Ce jeudi, le président Duterte a d’ailleurs espéré que sa décision satisferait
les «cœurs sensibles et les
médias», ainsi que les «mecs
stupides de l’Union européenne».
La police et l’administration ont justifié leur changement
tactique par une raison stratégique. Ils ambitionneraient de se concentrer sur
les gros bonnets de la drogue, les «échelons
supérieurs du crime organisé, ainsi que leurs protecteurs dans le
gouvernement», comme l’a déclaré ce jeudi le porte-parole de la
présidence, Ernesto Abella. Mais il faut prendre cette annonce avec
circonspection. En janvier, après
le meurtre sordide d’un homme d’affaires sud-coréen, Jee Ick-joo, dans les
locaux de la police philippine, Duterte avait annoncé une suspension de
Oplan Tokhang, confié sa charge à l’Agence antidrogue avant de la relancer
quelques semaines plus tard à grande échelle.
Opération antiripoux
Ces derniers jours, le patron de la police, Ronald Bato
dela Rosa, a rappelé qu’il souhaitait profiter de la réorganisation pour
procéder à un «nettoyage en
interne», une opération antiripoux dans ses équipes. Il a également
insisté pour dire que les critiques contre la guerre antidrogue n’avaient en
rien eu la peau de l’opération Oplan Tokhang.

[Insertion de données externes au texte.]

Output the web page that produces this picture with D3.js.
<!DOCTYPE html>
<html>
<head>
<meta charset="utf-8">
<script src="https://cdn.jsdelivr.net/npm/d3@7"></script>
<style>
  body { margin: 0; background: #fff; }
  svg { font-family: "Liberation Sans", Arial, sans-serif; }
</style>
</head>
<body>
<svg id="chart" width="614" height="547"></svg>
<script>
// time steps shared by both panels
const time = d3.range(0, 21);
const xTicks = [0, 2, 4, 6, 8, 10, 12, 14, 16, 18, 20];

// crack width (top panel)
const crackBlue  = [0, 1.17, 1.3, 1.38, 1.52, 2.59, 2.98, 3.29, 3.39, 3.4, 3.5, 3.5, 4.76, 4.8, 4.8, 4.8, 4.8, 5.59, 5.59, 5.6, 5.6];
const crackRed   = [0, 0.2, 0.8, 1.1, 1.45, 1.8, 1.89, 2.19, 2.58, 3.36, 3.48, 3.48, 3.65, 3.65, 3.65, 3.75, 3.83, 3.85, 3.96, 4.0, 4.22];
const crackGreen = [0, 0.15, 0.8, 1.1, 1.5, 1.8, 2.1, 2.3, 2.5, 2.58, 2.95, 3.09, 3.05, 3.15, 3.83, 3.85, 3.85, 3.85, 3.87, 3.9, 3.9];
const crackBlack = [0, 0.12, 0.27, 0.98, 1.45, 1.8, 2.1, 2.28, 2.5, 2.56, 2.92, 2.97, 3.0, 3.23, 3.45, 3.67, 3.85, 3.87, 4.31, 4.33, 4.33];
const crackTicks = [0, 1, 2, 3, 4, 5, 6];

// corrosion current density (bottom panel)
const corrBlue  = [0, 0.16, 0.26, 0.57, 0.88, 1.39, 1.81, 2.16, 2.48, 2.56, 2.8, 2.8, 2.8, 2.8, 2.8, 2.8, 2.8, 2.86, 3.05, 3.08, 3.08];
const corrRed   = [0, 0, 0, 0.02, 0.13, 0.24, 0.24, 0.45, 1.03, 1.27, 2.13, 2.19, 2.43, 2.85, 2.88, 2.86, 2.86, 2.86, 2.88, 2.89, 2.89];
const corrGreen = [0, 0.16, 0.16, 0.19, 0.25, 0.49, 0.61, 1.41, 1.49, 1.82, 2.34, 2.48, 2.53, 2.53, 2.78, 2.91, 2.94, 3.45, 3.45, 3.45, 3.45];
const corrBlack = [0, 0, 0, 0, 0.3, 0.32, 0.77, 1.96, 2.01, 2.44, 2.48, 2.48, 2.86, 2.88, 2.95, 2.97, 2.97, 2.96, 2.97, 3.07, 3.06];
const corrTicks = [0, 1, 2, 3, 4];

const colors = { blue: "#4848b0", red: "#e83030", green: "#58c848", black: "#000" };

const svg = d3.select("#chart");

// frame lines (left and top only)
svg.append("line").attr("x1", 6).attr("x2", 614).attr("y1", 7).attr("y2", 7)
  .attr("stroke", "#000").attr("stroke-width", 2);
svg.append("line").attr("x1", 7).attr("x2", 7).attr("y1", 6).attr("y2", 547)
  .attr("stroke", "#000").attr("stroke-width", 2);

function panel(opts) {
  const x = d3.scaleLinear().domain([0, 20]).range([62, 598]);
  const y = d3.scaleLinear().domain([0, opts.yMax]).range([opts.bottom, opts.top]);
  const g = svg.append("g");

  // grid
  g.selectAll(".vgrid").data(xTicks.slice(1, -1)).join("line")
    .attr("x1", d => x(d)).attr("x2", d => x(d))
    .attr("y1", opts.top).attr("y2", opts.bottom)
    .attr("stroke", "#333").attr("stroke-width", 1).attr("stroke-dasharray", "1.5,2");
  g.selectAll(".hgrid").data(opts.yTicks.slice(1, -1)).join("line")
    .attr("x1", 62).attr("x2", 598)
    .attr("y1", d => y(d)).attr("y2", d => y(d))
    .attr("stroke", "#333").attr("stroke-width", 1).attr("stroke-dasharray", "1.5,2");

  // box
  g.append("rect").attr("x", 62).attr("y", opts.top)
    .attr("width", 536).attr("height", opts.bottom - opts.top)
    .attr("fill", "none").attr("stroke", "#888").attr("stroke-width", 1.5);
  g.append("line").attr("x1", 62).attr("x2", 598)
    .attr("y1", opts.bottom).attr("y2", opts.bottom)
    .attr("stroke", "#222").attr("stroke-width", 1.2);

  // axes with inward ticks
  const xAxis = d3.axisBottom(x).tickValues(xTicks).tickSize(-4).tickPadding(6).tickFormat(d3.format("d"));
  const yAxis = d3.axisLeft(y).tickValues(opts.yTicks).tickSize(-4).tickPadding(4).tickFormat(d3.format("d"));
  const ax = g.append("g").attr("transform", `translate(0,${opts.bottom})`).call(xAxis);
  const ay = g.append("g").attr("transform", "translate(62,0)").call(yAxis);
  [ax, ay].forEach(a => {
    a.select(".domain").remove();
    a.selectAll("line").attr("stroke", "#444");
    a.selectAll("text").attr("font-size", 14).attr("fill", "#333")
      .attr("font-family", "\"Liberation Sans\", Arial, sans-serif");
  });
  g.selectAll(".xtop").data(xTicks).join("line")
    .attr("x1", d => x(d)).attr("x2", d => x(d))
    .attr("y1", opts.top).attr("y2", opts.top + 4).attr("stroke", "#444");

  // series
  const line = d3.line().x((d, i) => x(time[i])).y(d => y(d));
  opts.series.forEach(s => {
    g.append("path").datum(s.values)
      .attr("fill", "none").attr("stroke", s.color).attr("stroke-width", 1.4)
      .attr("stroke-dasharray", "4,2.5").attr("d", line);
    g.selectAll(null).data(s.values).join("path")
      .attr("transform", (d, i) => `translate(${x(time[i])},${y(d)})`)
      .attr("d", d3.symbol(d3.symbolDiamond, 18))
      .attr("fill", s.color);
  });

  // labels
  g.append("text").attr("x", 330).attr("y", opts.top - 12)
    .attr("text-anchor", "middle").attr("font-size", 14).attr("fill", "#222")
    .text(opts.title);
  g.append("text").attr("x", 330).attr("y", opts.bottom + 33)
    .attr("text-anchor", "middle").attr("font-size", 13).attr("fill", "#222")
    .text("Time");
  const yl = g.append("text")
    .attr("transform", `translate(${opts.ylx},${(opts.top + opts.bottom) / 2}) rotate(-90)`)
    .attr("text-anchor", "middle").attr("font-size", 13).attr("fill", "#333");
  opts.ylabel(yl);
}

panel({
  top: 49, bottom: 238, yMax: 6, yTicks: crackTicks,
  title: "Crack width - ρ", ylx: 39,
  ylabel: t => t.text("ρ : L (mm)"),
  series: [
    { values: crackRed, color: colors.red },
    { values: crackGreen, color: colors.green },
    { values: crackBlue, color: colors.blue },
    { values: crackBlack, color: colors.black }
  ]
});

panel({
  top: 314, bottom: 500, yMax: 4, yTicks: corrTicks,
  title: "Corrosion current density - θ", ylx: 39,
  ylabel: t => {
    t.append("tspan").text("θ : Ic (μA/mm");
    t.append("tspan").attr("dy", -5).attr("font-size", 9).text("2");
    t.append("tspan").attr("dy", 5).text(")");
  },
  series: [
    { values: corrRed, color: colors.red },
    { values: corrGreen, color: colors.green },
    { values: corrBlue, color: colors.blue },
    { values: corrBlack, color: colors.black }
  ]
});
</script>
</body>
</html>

Selon lui, la PDEA poursuivra la mission de la police.
Mais une question demeure : avec quels moyens ?
Avec 1 800 hommes, l’Agence antidrogue philippine aura du mal à
rivaliser avec les 190 000 policiers que compte le pays. Le mémorandum
présidentiel demande aux officiers de «maintenir la visibilité de la police, comme une force de dissuasion
aux activités illégales». A condition de faire dans le ménage dans
ses rangs et de mettre au pas les nombreuses milices et groupes de vigilance
engagés dans la sale guerre antidrogue.